Se ha vuelto común el hecho de decir que no vale la pena participar en política porque todo será siempre igual y no hay manera de arreglarlo. Una buena parte de los ciudadanos en el mundo son apolíticos, no se ocupa ni siquiera de ejercer el derecho al voto y no quiere saber nada de lo que se hace desde el poder, salvo para quejarse de él.
Siguiendo este hilo, traemos a colación un dato importante: el origen de la palabra “idiota”. La palabra “idiota” tiene su origen en la Grecia Antigua y era utilizada para designar a aquellas personas que no se ocupaban de los asuntos públicos, sino solamente de los temas privados. Al principio no tenía una connotación despectiva, pero con el paso del tiempo, especialmente después de algunos sucesos, se convirtió en una palabra insultante.
“La política es el arte de impedir que la gente se meta en lo que sí le importa”.Compartir
Los atenienses le daban un gran valor a la participación política. Lo consideraban un deber y un derecho y todo ciudadano libre los tenía que ejercer. Esto era precisamente lo que diferenciaba al ciudadano del bárbaro y por eso el Estado se ocupaba de garantizar que los sujetos libres pudieran gozar de ese privilegio. Por eso se les llamaba “idiotas” a quienes no lo hacían.
Es preocupante que muchas personas en el mundo piensen que no participar de alguna manera en la actividad política es un acto de conciencia. Parten de la idea de que ser completamente escépticos y mantenerse al margen de todo es la actitud más razonable. No importa que todo lo que se haga desde el poder los afecte directa o indirectamente. Simplemente han renunciado a participar.
La paradoja es que muchos de esos personajes se mantienen en el poder gracias a los apolíticos. Nada le conviene más a ese tipo de gobernantes que unos ciudadanos pasivos y silenciosos que se conforman con criticarlo todo mientras toman el café.
Los apolíticos le dejan el campo libre a los grupos de poder dentro de una sociedad. No ofrecen resistencia, no contestan y, aparentemente, “no cuentan”. La verdad es que esa “no acción” se convierte en un factor que define mucho para un país. Los que responden se convierten en una minoría, muchas veces marginal; y los que gobiernan mal, lo hacen con la complicidad de los que solamente se ocupan de sus propios asuntos, olvidando que forman parte de una sociedad.
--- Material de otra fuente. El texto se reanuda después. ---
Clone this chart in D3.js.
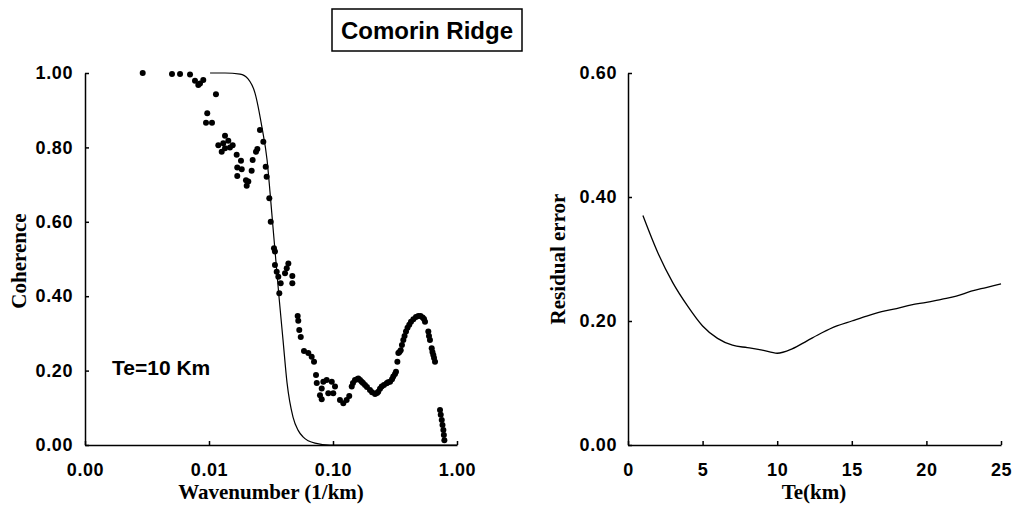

El individualismo y la comunidad
El individualismo radical se ha convertido en una forma de pensar y de vivir. Cada quien piensa solamente en lo que cree que le compete. Pero ahí viene otra paradoja: nunca como ahora las personas han tenido tan poca individualidad. Esa suma de islas conforman una masa en la que el uno no se diferencia del otro y cada quien cree que piensa en lo suyo, pero está pensando en lo mismo que piensan los demás.
Ese individuo-masa de la actualidad quiere vivir en su propia burbuja. Cada uno anda con los ojos puestos en su propio teléfono móvil, escuchando su propia música, en sus propios audífonos y con sus propias preocupaciones que, por lo general, son bastante similares a las de los demás. Y si no hay comunidad, como tal, tampoco hay política, como tal.
El sentido de lo colectivo solo se recupera parcialmente en algunas ocasiones excepcionales. En un partido de fútbol, por ejemplo, cuando todos se sienten uno apoyando al mismo equipo. O en un concierto, donde todos cantan al tiempo la misma canción y se contagian mutuamente la emoción o la histeria. Ahí las personas se sienten parte de un colectivo, pero al mismo tiempo se sienten solas. De ahí la necesidad de llevar al extremo la intensidad de las emociones.
En el psicoanálisis lacaniano se suele decir que idiota es el que debe atenerse a las consecuencias. El que padece el efecto de las circunstancias, pero mantiene una posición pasiva frente a ellas. Así es el apolítico, esa persona que quizás construye algunos lazos, pero no sabe construir comunidad. Alguien que exhibe su pasividad como un logro y renuncia a la libertad en nombre de un supuesto éxito individual, desconociendo que se trata más bien de una forma sublimada de esclavitud.